The Misses Ince were succeeded by George Campion, John Phelan and Jeremiah Phelan. The 1901 census lists the latter, a merchant, his wife Margaret and Mary Lokeman, a young cook/domestic servant. The Phelans were still there a decade later, this time joined by three lodgers; shop assistant Denis Brennan, Jeremiah O'Mahony, a soldier from County Cork, and a servant, Florence O'Mahony, from King's County. For some years after the census, Thomas Moore, family grocer, tea, wine & spirit merchant traded here before he moved to No. 7 Market Square in 1917. The premises were then taken for a short time by Bridget Carter, before Bernard McGurk2 opened his public house here in 1922. (Drinks A1. I.O.C Bus stops at Door).
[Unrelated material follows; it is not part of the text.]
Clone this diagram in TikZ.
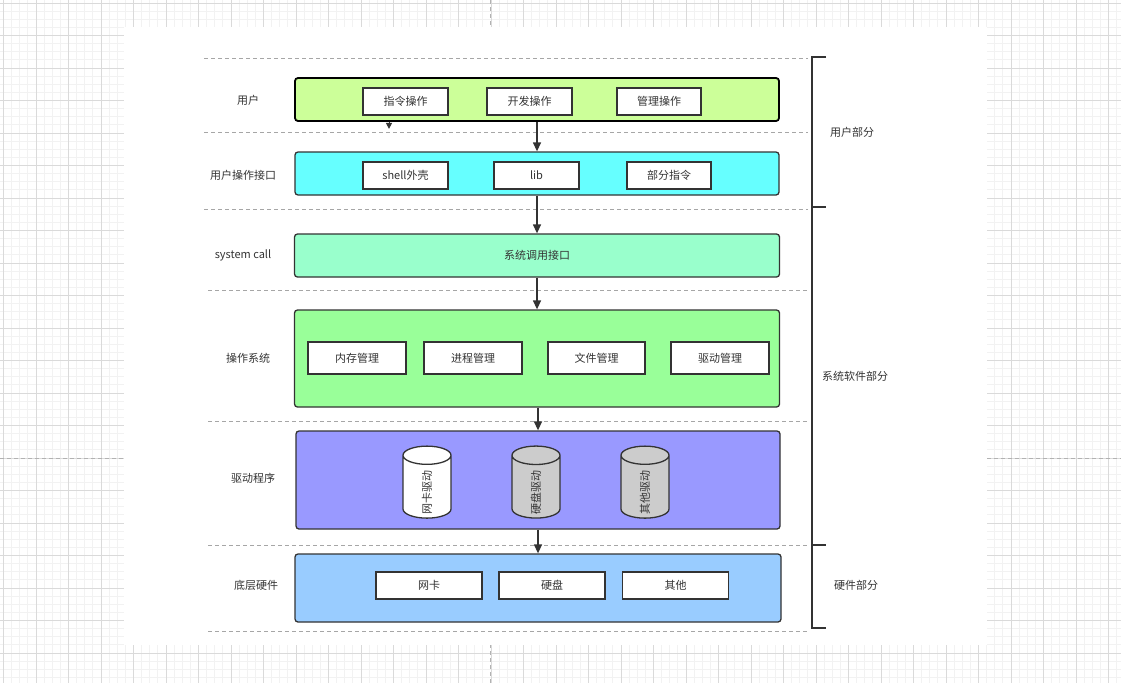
\documentclass[tikz,border=0pt]{standalone}
\usepackage{fontspec}
\setmainfont{Noto Sans CJK SC}
\usetikzlibrary{shapes.geometric,arrows.meta,calc}
\definecolor{txt}{HTML}{333333}
\definecolor{edge}{HTML}{333333}
\definecolor{cUser}{HTML}{CCFF99}
\definecolor{cIface}{HTML}{66FFFF}
\definecolor{cSys}{HTML}{99FFCC}
\definecolor{cOS}{HTML}{99FF99}
\definecolor{cDrv}{HTML}{9999FF}
\definecolor{cHw}{HTML}{99CCFF}
\definecolor{cylgray}{HTML}{CCCCCC}
\definecolor{gmajor}{HTML}{DADADA}
\definecolor{gminor}{HTML}{F2F2F2}
\newcommand{\cyltext}[1]{\makebox[0pt]{\kern-10pt #1}}
\tikzset{
  layer/.style={draw=edge, line width=1.3pt, rounded corners=3pt, inner sep=0pt},
  inner/.style={draw=edge, line width=1.4pt, fill=white, inner sep=0pt, font=\fontsize{11pt}{13pt}\selectfont, text=txt},
  lab/.style={font=\fontsize{11pt}{13pt}\selectfont, text=txt, inner sep=0pt},
  sep/.style={draw=gray!70, line width=0.9pt, dash pattern=on 4pt off 3pt},
  arr/.style={draw=edge, line width=1.3pt, -{Triangle[length=9pt,width=8pt]}},
  cyl/.style={cylinder, shape border rotate=0, rotate=90, aspect=1.8, draw=edge, line width=1.3pt,
     minimum width=48pt, minimum height=72pt, inner sep=0pt, font=\fontsize{11pt}{13pt}\selectfont, text=txt},
  brk/.style={draw=edge, line width=1.6pt}
}
\begin{document}
\begin{tikzpicture}[x=1pt,y=-1pt]
\useasboundingbox (0,0) rectangle (1121,683);
% background grid
\fill[white] (0,0) rectangle (1121,683);
\foreach \i in {0,...,138} {\draw[gminor, line width=0.8pt] ({3.5+\i*8.125},0) -- ({3.5+\i*8.125},683);}
\foreach \i in {0,...,84} {\draw[gminor, line width=0.8pt] (0,{3+\i*8.125}) -- (1121,{3+\i*8.125});}
\foreach \i in {0,...,34} {\draw[gmajor, line width=0.9pt] ({3.5+\i*32.5},0) -- ({3.5+\i*32.5},683);}
\foreach \i in {0,...,21} {\draw[gmajor, line width=0.9pt] (0,{3+\i*32.5}) -- (1121,{3+\i*32.5});}
\draw[gray!60, line width=0.9pt, dash pattern=on 4pt off 3pt] (490,0) -- (490,683);
\draw[gray!60, line width=0.9pt, dash pattern=on 4pt off 3pt] (0,458) -- (1121,458);
\fill[white] (124,27) rectangle (987,645);

% separators
\draw[sep] (204,58) -- (808,58);
\draw[sep] (204,132) -- (808,132);
\draw[sep] (204,209) -- (808,209);
\draw[sep] (208,290) -- (808,290);
\draw[sep] (208,421) -- (808,421);
\draw[sep] (208,545) -- (808,545);
\draw[sep] (208,631) -- (808,631);

% layers
\node[layer, fill=cUser, draw=black, line width=1.8pt, minimum width=484pt, minimum height=43pt] (user) at (537,99.5) {};
\node[layer, fill=cIface, minimum width=484pt, minimum height=43pt] (iface) at (537,173.5) {};
\node[layer, fill=cSys, minimum width=485pt, minimum height=43pt, lab] (sys) at (537,255.5) {系统调用接口};
\node[layer, fill=cOS, minimum width=485pt, minimum height=97pt] (os) at (537,358.5) {};
\node[layer, fill=cDrv, minimum width=484pt, minimum height=98pt] (drv) at (538,480) {};
\node[layer, fill=cHw, minimum width=486pt, minimum height=68pt] (hw) at (538,588) {};

% inner boxes
\node[inner, minimum width=85pt, minimum height=27pt] (u1) at (405.5,101.5) {指令操作};
\node[inner, minimum width=85pt, minimum height=27pt] (u2) at (529.5,101.5) {开发操作};
\node[inner, minimum width=84pt, minimum height=27pt] (u3) at (659,101.5) {管理操作};
\node[inner, minimum width=85pt, minimum height=27pt] (i1) at (405.5,175.5) {shell外壳};
\node[inner, minimum width=85pt, minimum height=27pt] (i2) at (536.5,175.5) {lib};
\node[inner, minimum width=84pt, minimum height=27pt] (i3) at (669,175.5) {部分指令};
\node[inner, minimum width=98pt, minimum height=32pt] (o1) at (357,358) {内存管理};
\node[inner, minimum width=98pt, minimum height=32pt] (o2) at (473,358) {进程管理};
\node[inner, minimum width=97pt, minimum height=32pt] (o3) at (596.5,358) {文件管理};
\node[inner, minimum width=98pt, minimum height=32pt] (o4) at (720,358) {驱动管理};
\node[cyl, fill=white] (d1) at (427,487) {\cyltext{网卡驱动}};
\node[cyl, fill=cylgray] (d2) at (536,487) {\cyltext{硬盘驱动}};
\node[cyl, fill=cylgray] (d3) at (645,487) {\cyltext{其他驱动}};
\node[inner, minimum width=106pt, minimum height=27pt] (h1) at (429,585.5) {网卡};
\node[inner, minimum width=106pt, minimum height=27pt] (h2) at (552,585.5) {硬盘};
\node[inner, minimum width=106pt, minimum height=27pt] (h3) at (675.5,585.5) {其他};

% left labels
\node[lab] (l1) at (248,100) {用户};
\node[lab] (l2) at (243,175) {用户操作接口};
\node[lab] (l3) at (243,255) {system call};
\node[lab] (l4) at (248,358) {操作系统};
\node[lab] (l5) at (253,478) {驱动程序};
\node[lab] (l6) at (256,585) {底层硬件};

% right labels
\node[lab] (r1) at (852,132) {用户部分};
\node[lab] (r2) at (855,376) {系统软件部分};
\node[lab] (r3) at (856,585) {硬件部分};

% bracket
\draw[brk] (826,57) -- (812,57) -- (812,628) -- (826,628);
\draw[brk] (812,207) -- (826,207);
\draw[brk] (812,545) -- (826,545);

% arrows
\draw[arr] (user.south -| 537,0) -- (iface.north -| 537,0);
\draw[arr] (iface.south -| 537,0) -- (sys.north -| 537,0);
\draw[arr] (sys.south -| 537,0) -- (os.north -| 537,0);
\draw[arr] (os.south -| 538,0) -- (drv.north -| 538,0);
\draw[arr] (drv.south -| 538,0) -- (hw.north -| 538,0);
\draw[draw=edge, line width=1pt, -{Triangle[length=6pt,width=6pt]}] (user.south -| 389,0) -- ++(0,7);
\end{tikzpicture}
\end{document}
I.O.C. refers to the Irish Omnibus Company which started servicing the town in 1927.
In 1955, Bernard McGurk sold The Central Bar (A most substantial 7-Day premises situated in Portlaoighise's premier trading centre) and, since then, the premises have been put to a variety of uses: the residence of piano teacher Miss Kathleen Bowe, Esmond T. White's solicitor's office, Audrey Canavan ne้ Montgomery's Erika's Boutique (1969-1973), Eddie's Man's shop, Tony Duncan's solicitor's office, Mary Harte's Portlaoise Florists, Paula's Boutique and, currently (May 2014), Colgan Sports (Sports & Fitness. Outdoor and Golf Centre)
1 For much of my information on the Ince family I am indebted to genealogical research by Sharon Haggerty, British Columbia, Canada.
2 A Derry native who owned a pub in Belfast but, because of sectarian strife in that city, decided to move. How did he end up in Portlaoise? He saw in the newspaper that these premises were for sale. He was, incidentally, father-in-law of the late Michael 'Chippie' O'Brien, proud Wexfordman and eminent member of Laois Heritage Society, who taught two generations of boys in the local CBS.